Thursday, July 31, 2008

Why "Uncle Ted" Was There

Image credit: Screenshot of this YouTube by Cujo359.

The Washington Post wrote this about Sen. Ted Stevens today, about Alaska in the aftermath of Stevens' indictment:

In his almost 40 years in the Senate, the octogenarian Republican in many ways defined the shape of the Last Frontier, not least by using his perch on the Appropriations Committee to ensure that his state's tiny population remained the nation's richest in federal spending per capita. More than $9 billion arrived in Alaska from Washington in 2006, twice as much as a decade earlier.

So it was perhaps to be expected that many here greeted the news of Stevens's indictment on corruption charges as if they were condemned to a pauper's death, fearful that they will no longer be able to depend on the largess of "Uncle Ted."
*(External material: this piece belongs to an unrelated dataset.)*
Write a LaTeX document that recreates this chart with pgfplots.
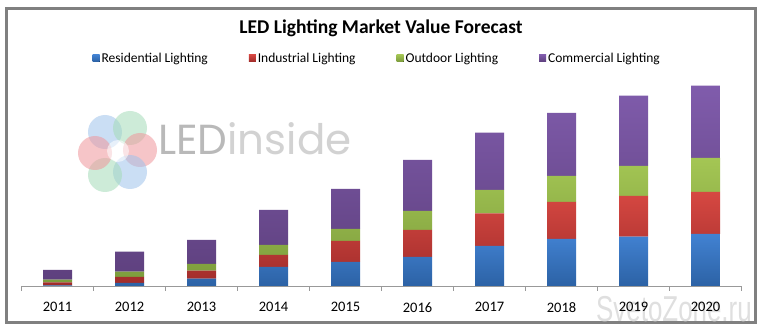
\documentclass[border=0pt]{standalone}
\usepackage{pgfplots}
\pgfplotsset{compat=1.18}
\usepackage{fontspec}
\setmainfont{Carlito}
\newfontfamily\wmfont{Poppins}
\newfontfamily\svfont{Liberation Sans}
\definecolor{bluetop}{RGB}{66,130,210}
\definecolor{bluebot}{RGB}{44,98,165}
\definecolor{redtop}{RGB}{214,72,66}
\definecolor{redbot}{RGB}{160,44,42}
\definecolor{greentop}{RGB}{164,198,84}
\definecolor{greenbot}{RGB}{124,156,60}
\definecolor{purptop}{RGB}{128,92,172}
\definecolor{purpbot}{RGB}{94,64,126}
\definecolor{framegray}{RGB}{128,128,128}
\definecolor{wmblue}{RGB}{160,195,235}
\definecolor{wmgreen}{RGB}{165,220,185}
\definecolor{wmred}{RGB}{240,150,155}

\pgfplotstableread{
x res ind out com
0 0.7 3.0 2.6 9.7
1 3.0 6.0 5.3 20.0
2 7.3 8.0 6.7 24.0
3 19.0 12.0 10.0 35.0
4 24.0 21.0 12.0 40.0
5 29.0 27.0 19.0 51.0
6 40.0 32.7 23.3 57.3
7 47.0 37.0 26.0 63.0
8 49.3 40.7 30.0 70.3
9 52.0 42.0 34.0 72.3
}\ledtable

\begin{document}
\begin{tikzpicture}[x=1pt,y=1pt]
\useasboundingbox (0,0) rectangle (764,335);
\fill[white] (0,0) rectangle (764,335);
\draw[line width=3pt, framegray] (6.5,326.5) rectangle (755.5,12.5);
% watermark logo
\begin{scope}[opacity=0.55]
\fill[wmblue] (105,203) circle (17);
\fill[wmgreen] (130,207) circle (17);
\fill[wmred] (140,185) circle (17);
\fill[wmblue] (130,163) circle (17);
\fill[wmgreen] (105,160) circle (17);
\fill[wmred] (95,182) circle (17);
\fill[white] (118,184) circle (11);
\end{scope}
\node[anchor=base west, inner sep=0pt, text=gray!55, font={\wmfont\fontsize{42}{42}\selectfont}] at (158,180) {LED\textcolor{gray!35}{inside}};
% SvetoZone watermark, faint, drawn behind the chart texts
\node[anchor=base west, inner sep=0pt, xscale=0.72, text=gray!25, font={\svfont\fontsize{36}{36}\selectfont}] at (596,13) {SvetoZone.ru};
\node[font={\bfseries\fontsize{19.5}{21}\selectfont}] at (381,307) {LED Lighting Market Value Forecast};
\begin{axis}[
  at={(21.5pt,49pt)}, anchor=south west,
  scale only axis, width=720pt, height=230pt,
  xmin=-0.5, xmax=9.5, ymin=0, ymax=230,
  ybar stacked, bar width=29pt,
  axis x line=bottom, axis y line=none,
  axis line style={-, gray!80},
  xtick={0,...,9},
  xticklabels={2011,2012,2013,2014,2015,2016,2017,2018,2019,2020},
  major tick length=0pt,
  minor xtick={-0.5,0.5,...,9.5},
  minor tick length=5pt,
  tick align=outside,
  minor tick style={gray!80},
  xticklabel style={font=\fontsize{14.5}{16}\selectfont, yshift=-13pt},
  legend columns=4,
  legend style={at={(0.494,0.991)}, anchor=center, draw=none, fill=none,
    font=\fontsize{13.5}{15}\selectfont, inner sep=0pt,
    /tikz/every even column/.append style={column sep=39pt}},
  legend image code/.code={\fill[#1] (0pt,-3.5pt) rectangle (7pt,3.5pt);},
  clip=false,
]
\addplot[draw=none, top color=bluetop, bottom color=bluebot] table[x=x,y=res]{\ledtable};
\addlegendentry{Residential Lighting}
\addplot[draw=none, top color=redtop, bottom color=redbot] table[x=x,y=ind]{\ledtable};
\addlegendentry{Industrial Lighting}
\addplot[draw=none, top color=greentop, bottom color=greenbot] table[x=x,y=out]{\ledtable};
\addlegendentry{Outdoor Lighting}
\addplot[draw=none, top color=purptop, bottom color=purpbot] table[x=x,y=com]{\ledtable};
\addlegendentry{Commercial Lighting}
\end{axis}
\end{tikzpicture}
\end{document}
"There's no good that will come of this," said Jim Whitaker, a Republican who left the state legislature to combat the corrupt oil services company whose taint threatens to bring down Stevens. "For those of us who've been involved with politics in Alaska, one of the paradigms that we counted on in terms of funding public policy was the capability of Ted Stevens.
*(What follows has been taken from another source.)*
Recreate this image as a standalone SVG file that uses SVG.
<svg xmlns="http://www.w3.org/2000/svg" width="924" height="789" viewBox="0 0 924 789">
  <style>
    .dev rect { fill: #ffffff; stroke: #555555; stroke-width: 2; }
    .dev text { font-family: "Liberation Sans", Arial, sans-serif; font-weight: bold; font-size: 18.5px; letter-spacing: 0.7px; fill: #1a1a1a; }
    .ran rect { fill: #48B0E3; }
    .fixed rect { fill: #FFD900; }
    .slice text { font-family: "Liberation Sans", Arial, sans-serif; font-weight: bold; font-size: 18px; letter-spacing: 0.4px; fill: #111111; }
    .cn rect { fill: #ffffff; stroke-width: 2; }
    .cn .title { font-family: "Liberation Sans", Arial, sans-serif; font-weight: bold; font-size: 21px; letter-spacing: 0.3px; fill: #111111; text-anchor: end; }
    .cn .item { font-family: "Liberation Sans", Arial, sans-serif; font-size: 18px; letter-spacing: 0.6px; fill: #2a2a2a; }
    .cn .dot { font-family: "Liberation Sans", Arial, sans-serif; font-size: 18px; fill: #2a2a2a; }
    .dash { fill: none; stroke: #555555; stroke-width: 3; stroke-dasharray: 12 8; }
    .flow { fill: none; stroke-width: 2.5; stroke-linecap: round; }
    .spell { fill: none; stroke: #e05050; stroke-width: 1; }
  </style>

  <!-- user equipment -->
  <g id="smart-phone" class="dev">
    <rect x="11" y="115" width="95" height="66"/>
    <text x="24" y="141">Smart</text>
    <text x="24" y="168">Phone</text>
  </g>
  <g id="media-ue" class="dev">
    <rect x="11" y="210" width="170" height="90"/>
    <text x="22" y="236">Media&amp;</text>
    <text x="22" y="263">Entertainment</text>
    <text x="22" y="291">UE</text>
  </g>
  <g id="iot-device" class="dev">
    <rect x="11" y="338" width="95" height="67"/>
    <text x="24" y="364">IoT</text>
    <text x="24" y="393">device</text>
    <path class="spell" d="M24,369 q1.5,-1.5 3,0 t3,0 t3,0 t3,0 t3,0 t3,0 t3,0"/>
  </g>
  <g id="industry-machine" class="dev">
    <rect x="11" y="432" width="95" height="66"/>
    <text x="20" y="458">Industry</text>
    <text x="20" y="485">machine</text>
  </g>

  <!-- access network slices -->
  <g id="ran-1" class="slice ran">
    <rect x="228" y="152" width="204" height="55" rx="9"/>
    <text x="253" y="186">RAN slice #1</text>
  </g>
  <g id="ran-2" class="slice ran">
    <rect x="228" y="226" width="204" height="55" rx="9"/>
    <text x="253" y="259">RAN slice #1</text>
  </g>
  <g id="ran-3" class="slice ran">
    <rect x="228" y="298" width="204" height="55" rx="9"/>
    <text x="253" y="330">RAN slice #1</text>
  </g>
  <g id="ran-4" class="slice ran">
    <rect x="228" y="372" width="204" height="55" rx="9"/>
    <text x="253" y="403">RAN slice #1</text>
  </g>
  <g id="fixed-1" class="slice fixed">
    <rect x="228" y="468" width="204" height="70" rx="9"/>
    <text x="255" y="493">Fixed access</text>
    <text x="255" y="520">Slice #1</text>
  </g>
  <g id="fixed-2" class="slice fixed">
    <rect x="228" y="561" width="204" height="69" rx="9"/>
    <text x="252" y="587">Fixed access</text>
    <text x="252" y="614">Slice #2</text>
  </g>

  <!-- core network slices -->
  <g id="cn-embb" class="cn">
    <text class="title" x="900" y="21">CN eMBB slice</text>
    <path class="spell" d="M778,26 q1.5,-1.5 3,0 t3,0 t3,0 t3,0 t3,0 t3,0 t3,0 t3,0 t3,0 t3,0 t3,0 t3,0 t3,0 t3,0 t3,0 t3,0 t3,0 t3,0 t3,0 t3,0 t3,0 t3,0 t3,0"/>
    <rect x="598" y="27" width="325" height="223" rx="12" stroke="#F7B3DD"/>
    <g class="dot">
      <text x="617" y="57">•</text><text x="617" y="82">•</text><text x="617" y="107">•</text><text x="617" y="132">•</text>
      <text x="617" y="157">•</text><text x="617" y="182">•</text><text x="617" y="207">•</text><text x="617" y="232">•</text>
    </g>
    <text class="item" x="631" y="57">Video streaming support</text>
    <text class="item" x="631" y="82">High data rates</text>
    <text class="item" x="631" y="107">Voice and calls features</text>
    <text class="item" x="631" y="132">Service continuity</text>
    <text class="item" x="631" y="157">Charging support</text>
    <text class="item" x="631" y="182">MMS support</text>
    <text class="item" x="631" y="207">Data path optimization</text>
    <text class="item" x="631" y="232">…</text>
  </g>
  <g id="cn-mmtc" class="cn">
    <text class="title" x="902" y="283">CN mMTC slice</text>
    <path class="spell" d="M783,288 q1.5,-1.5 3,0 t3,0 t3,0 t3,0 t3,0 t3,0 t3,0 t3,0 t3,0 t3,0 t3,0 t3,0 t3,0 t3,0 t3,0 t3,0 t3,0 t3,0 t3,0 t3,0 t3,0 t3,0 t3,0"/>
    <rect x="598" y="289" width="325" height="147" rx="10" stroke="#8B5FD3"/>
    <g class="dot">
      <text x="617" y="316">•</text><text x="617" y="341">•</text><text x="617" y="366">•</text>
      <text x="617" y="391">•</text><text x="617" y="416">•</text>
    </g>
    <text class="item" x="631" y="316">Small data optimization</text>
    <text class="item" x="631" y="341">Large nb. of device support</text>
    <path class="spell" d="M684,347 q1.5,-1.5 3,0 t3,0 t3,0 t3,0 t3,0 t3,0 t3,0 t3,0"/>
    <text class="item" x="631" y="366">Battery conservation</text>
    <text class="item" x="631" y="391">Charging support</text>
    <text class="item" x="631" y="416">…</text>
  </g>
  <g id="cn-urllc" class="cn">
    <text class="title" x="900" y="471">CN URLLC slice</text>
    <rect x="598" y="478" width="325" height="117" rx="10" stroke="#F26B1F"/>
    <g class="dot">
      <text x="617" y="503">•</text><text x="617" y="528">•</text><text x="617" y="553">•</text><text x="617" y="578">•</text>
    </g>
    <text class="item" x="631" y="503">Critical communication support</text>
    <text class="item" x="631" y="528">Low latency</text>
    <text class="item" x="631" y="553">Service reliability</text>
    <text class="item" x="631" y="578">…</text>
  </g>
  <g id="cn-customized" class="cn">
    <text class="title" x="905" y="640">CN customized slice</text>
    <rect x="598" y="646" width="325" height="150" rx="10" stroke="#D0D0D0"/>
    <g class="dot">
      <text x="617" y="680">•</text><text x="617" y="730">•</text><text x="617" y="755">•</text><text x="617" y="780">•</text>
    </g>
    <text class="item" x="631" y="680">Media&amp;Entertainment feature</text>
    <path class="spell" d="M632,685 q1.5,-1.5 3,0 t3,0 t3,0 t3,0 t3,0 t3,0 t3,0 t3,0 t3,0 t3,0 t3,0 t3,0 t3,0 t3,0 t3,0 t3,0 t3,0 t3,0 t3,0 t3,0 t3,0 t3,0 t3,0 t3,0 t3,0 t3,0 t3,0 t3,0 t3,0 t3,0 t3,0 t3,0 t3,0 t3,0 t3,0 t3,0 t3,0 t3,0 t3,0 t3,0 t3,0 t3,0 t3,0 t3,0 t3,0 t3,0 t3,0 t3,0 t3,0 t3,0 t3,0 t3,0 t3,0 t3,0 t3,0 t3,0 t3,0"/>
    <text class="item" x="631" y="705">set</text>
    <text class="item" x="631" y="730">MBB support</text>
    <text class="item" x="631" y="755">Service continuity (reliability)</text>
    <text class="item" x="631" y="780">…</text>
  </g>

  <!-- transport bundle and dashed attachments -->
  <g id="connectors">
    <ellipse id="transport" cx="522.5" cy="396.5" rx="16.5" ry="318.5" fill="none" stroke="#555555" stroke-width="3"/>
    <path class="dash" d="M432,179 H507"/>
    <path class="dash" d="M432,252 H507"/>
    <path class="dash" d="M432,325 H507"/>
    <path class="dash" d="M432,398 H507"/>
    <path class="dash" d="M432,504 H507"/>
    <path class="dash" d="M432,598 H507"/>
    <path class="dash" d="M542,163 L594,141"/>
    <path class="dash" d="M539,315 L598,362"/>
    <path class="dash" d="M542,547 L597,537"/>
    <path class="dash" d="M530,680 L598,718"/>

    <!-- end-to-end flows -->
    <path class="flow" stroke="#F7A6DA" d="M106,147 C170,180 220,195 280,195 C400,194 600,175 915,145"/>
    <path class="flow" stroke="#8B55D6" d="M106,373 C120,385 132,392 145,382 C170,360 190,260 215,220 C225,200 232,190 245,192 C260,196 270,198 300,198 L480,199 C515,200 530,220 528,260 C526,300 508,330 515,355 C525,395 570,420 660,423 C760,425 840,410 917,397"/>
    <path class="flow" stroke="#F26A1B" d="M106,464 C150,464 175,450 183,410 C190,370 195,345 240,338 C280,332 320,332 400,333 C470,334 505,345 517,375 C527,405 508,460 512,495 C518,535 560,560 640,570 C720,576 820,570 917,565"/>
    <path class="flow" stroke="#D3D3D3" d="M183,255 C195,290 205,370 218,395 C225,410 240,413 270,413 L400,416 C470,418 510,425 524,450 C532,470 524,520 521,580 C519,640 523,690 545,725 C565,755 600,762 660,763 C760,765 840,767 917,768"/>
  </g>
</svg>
Alaskans Fret About a Future Without Help From 'Uncle Ted'

It's not hard to figure out why Alaskans were so uninterested in the stories of Stevens' corruption. He brought home the bacon in prodigious quantities. Whoever Stevens' successor is in the Senate, whether that's Mark Begich or someone else, will have to deal with some serious expectations of continued federal funding. The state's economy will have a hard time recovering if he doesn't.
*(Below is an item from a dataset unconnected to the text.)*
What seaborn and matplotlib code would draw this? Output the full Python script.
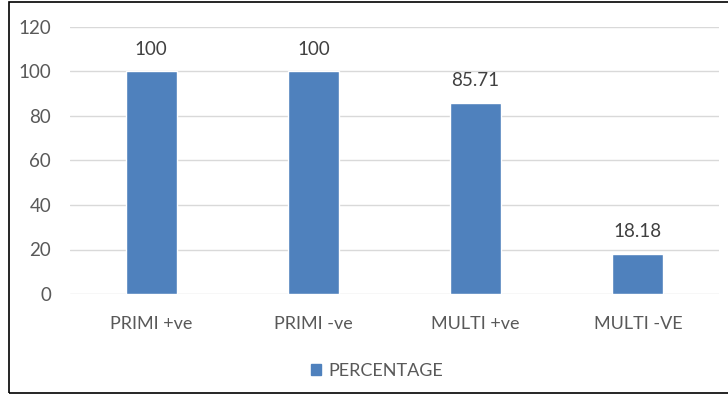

How his successors will deal with that will be interesting for both Alaskans and the rest of us.

This, as libertarians are fond of pointing out, is one of the downsides of federal spending. When influence shifts in DC, things can go badly for states like Alaska. It's no secret that one of the reasons the budget is what it is, with so many wasteful and misspent projects. What's more, that funding becomes a trap for the people receiving it - the constituencies grow dependent on continued funding. Until we can figure out a way to make things like earmarks go away, this will continue.

Ted Stevens may be gone, but there will be someone there to replace him.


1 comment:

Dana Hunter said...

The bacon? Good gods, the man brought home entire pigs.